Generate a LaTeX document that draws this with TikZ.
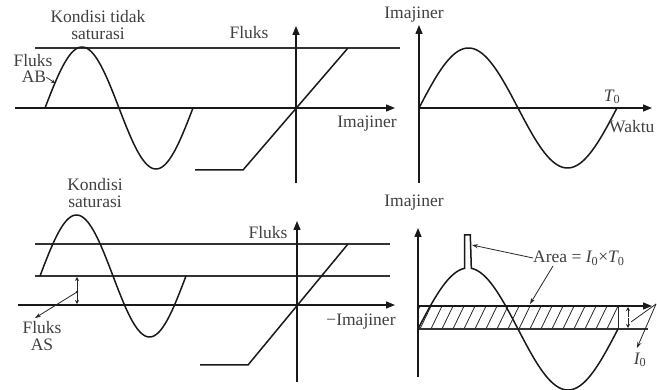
\documentclass[tikz,border=0pt]{standalone}
\usepackage{fontspec}
\setmainfont{Liberation Serif}
\usetikzlibrary{arrows.meta}
\begin{document}
\begin{tikzpicture}[x=1pt,y=-1pt,
  ln/.style={line width=1.3pt, black!80},
  crv/.style={line width=1.5pt, black!90},
  ax/.style={line width=1.4pt, black!90, -{Triangle[length=9pt,width=7pt]}},
  lbl/.style={font=\fontsize{17.5}{19}\selectfont, text=black!75, inner sep=0pt},
  ann/.style={line width=0.8pt, black!85, -{Stealth[length=6pt,width=4pt]}},
  tiny/.style={line width=0.7pt, black!85, -{Stealth[length=4pt,width=4pt]}}
]
\useasboundingbox (0,0) rectangle (657,390);

% ---------- top left ----------
\node[lbl,anchor=base] (kt1) at (98,23) {Kondisi tidak};
\node[lbl,anchor=base] (kt2) at (98,40) {saturasi};
\draw[ln] (35,48) -- (400,48);
\draw[ax] (15,108) -- (395,108);
\draw[crv] plot[domain=0:360,samples=120] ({45+\x/360*148},{108-61*sin(\x)});
\node[lbl,anchor=base] (fab1) at (33,67) {Fluks};
\node[lbl,anchor=base] (fab2) at (34,83) {AB};
\coordinate (abtip) at (55,83);
\draw[tiny] (fab2.east) -- (abtip);

% ---------- top middle ----------
\draw[ax] (296,183) -- (296,26);
\node[lbl] (fl1) at (249,33) {Fluks};
\node[lbl] (im1) at (367,124) {Imajiner};
\draw[crv] (195,170) -- (243,170) -- (348,48);

% ---------- top right ----------
\node[lbl] (im2) at (414,15) {Imajiner};
\draw[ax] (419,183) -- (419,25);
\draw[ax] (419,108) -- (652,108);
\draw[crv] plot[domain=0:360,samples=120] ({419+\x/360*198},{108-60*sin(\x)});
\node[lbl] (t0) at (612,97) {\itshape T\textsubscript{\upshape 0}};
\node[lbl,anchor=west] (wk) at (609,127) {Waktu};

% ---------- bottom left ----------
\node[lbl,anchor=base] (ks1) at (95,191) {Kondisi};
\node[lbl,anchor=base] (ks2) at (95,208) {saturasi};
\draw[ln] (35,244) -- (390,244);
\draw[ln] (35,276) -- (390,276);
\draw[ax] (18,305) -- (395,305);
\draw[crv] plot[domain=0:360,samples=120] ({40+\x/360*146},{276-61*sin(\x)});
\coordinate (dot) at (77,292);
\fill[black!85] (dot) circle (1.3pt);
\draw[tiny] (dot) -- (77,277);
\draw[tiny] (dot) -- (77,304);
\node[lbl,anchor=base] (fas1) at (42,334) {Fluks};
\node[lbl,anchor=base] (fas2) at (42,351) {AS};
\coordinate (astip) at (35,318);
\draw[ann] (dot) -- (astip);

% ---------- bottom middle ----------
\draw[ax] (297,382) -- (297,221);
\node[lbl] (fl2) at (268,233) {Fluks};
\node[lbl] (im3) at (361,322) {−Imajiner};
\draw[crv] (200,365) -- (248,365) -- (348,244);

% ---------- bottom right ----------
\node[lbl] (im4) at (414,203) {Imajiner};
\begin{scope}
  \clip (418,306) rectangle (618,329);
  \foreach \k in {0,...,20} {
    \draw[line width=0.8pt, black!85] ({408+\k*11},331) -- ({421+\k*11},304);
  }
\end{scope}
\draw[line width=1pt, black!85] (418,306) rectangle (618,329);
\draw[ln] (418,329) -- (648,329);
\draw[ax] (418,377) -- (418,228);
\draw[ax] (418,306) -- (652,306);
\draw[crv] plot[domain=0:84,samples=40] ({418+\x/360*200},{329-61*sin(\x)})
  -- (464.7,235) -- (470.3,235)
  -- plot[domain=96:360,samples=120] ({418+\x/360*200},{329-61*sin(\x)});
\node[lbl,anchor=west] (area) at (533,258) {Area = {\itshape I}\textsubscript{0}×{\itshape T}\textsubscript{0}};
\coordinate (spk) at (472,245);
\coordinate (rtop) at (530,304);
\draw[ann] (area.west) -- (spk);
\draw[ann] (553,266) -- (rtop);
\draw[tiny] (628,317) -- (628,307);
\draw[tiny] (628,318) -- (628,328);
\coordinate (vpt) at (656,304);
\draw[line width=0.8pt, black!85] (631,322) -- (vpt);
\node[lbl] (i0) at (640,360) {\itshape I\textsubscript{\upshape 0}};
\draw[ann] (vpt) -- (637,348);
\end{tikzpicture}
\end{document}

----

REQUEST
Transcribe the preceding listing in its entirety and with exact wording, leaving out pictures.

FINAL RESULT
Generate a LaTeX document that draws this with TikZ.
\documentclass[tikz,border=0pt]{standalone}
\usepackage{fontspec}
\setmainfont{Liberation Serif}
\usetikzlibrary{arrows.meta}
\begin{document}
\begin{tikzpicture}[x=1pt,y=-1pt,
  ln/.style={line width=1.3pt, black!80},
  crv/.style={line width=1.5pt, black!90},
  ax/.style={line width=1.4pt, black!90, -{Triangle[length=9pt,width=7pt]}},
  lbl/.style={font=\fontsize{17.5}{19}\selectfont, text=black!75, inner sep=0pt},
  ann/.style={line width=0.8pt, black!85, -{Stealth[length=6pt,width=4pt]}},
  tiny/.style={line width=0.7pt, black!85, -{Stealth[length=4pt,width=4pt]}}
]
\useasboundingbox (0,0) rectangle (657,390);

% ---------- top left ----------
\node[lbl,anchor=base] (kt1) at (98,23) {Kondisi tidak};
\node[lbl,anchor=base] (kt2) at (98,40) {saturasi};
\draw[ln] (35,48) -- (400,48);
\draw[ax] (15,108) -- (395,108);
\draw[crv] plot[domain=0:360,samples=120] ({45+\x/360*148},{108-61*sin(\x)});
\node[lbl,anchor=base] (fab1) at (33,67) {Fluks};
\node[lbl,anchor=base] (fab2) at (34,83) {AB};
\coordinate (abtip) at (55,83);
\draw[tiny] (fab2.east) -- (abtip);

% ---------- top middle ----------
\draw[ax] (296,183) -- (296,26);
\node[lbl] (fl1) at (249,33) {Fluks};
\node[lbl] (im1) at (367,124) {Imajiner};
\draw[crv] (195,170) -- (243,170) -- (348,48);

% ---------- top right ----------
\node[lbl] (im2) at (414,15) {Imajiner};
\draw[ax] (419,183) -- (419,25);
\draw[ax] (419,108) -- (652,108);
\draw[crv] plot[domain=0:360,samples=120] ({419+\x/360*198},{108-60*sin(\x)});
\node[lbl] (t0) at (612,97) {\itshape T\textsubscript{\upshape 0}};
\node[lbl,anchor=west] (wk) at (609,127) {Waktu};

% ---------- bottom left ----------
\node[lbl,anchor=base] (ks1) at (95,191) {Kondisi};
\node[lbl,anchor=base] (ks2) at (95,208) {saturasi};
\draw[ln] (35,244) -- (390,244);
\draw[ln] (35,276) -- (390,276);
\draw[ax] (18,305) -- (395,305);
\draw[crv] plot[domain=0:360,samples=120] ({40+\x/360*146},{276-61*sin(\x)});
\coordinate (dot) at (77,292);
\fill[black!85] (dot) circle (1.3pt);
\draw[tiny] (dot) -- (77,277);
\draw[tiny] (dot) -- (77,304);
\node[lbl,anchor=base] (fas1) at (42,334) {Fluks};
\node[lbl,anchor=base] (fas2) at (42,351) {AS};
\coordinate (astip) at (35,318);
\draw[ann] (dot) -- (astip);

% ---------- bottom middle ----------
\draw[ax] (297,382) -- (297,221);
\node[lbl] (fl2) at (268,233) {Fluks};
\node[lbl] (im3) at (361,322) {−Imajiner};
\draw[crv] (200,365) -- (248,365) -- (348,244);

% ---------- bottom right ----------
\node[lbl] (im4) at (414,203) {Imajiner};
\begin{scope}
  \clip (418,306) rectangle (618,329);
  \foreach \k in {0,...,20} {
    \draw[line width=0.8pt, black!85] ({408+\k*11},331) -- ({421+\k*11},304);
  }
\end{scope}
\draw[line width=1pt, black!85] (418,306) rectangle (618,329);
\draw[ln] (418,329) -- (648,329);
\draw[ax] (418,377) -- (418,228);
\draw[ax] (418,306) -- (652,306);
\draw[crv] plot[domain=0:84,samples=40] ({418+\x/360*200},{329-61*sin(\x)})
  -- (464.7,235) -- (470.3,235)
  -- plot[domain=96:360,samples=120] ({418+\x/360*200},{329-61*sin(\x)});
\node[lbl,anchor=west] (area) at (533,258) {Area = {\itshape I}\textsubscript{0}×{\itshape T}\textsubscript{0}};
\coordinate (spk) at (472,245);
\coordinate (rtop) at (530,304);
\draw[ann] (area.west) -- (spk);
\draw[ann] (553,266) -- (rtop);
\draw[tiny] (628,317) -- (628,307);
\draw[tiny] (628,318) -- (628,328);
\coordinate (vpt) at (656,304);
\draw[line width=0.8pt, black!85] (631,322) -- (vpt);
\node[lbl] (i0) at (640,360) {\itshape I\textsubscript{\upshape 0}};
\draw[ann] (vpt) -- (637,348);
\end{tikzpicture}
\end{document}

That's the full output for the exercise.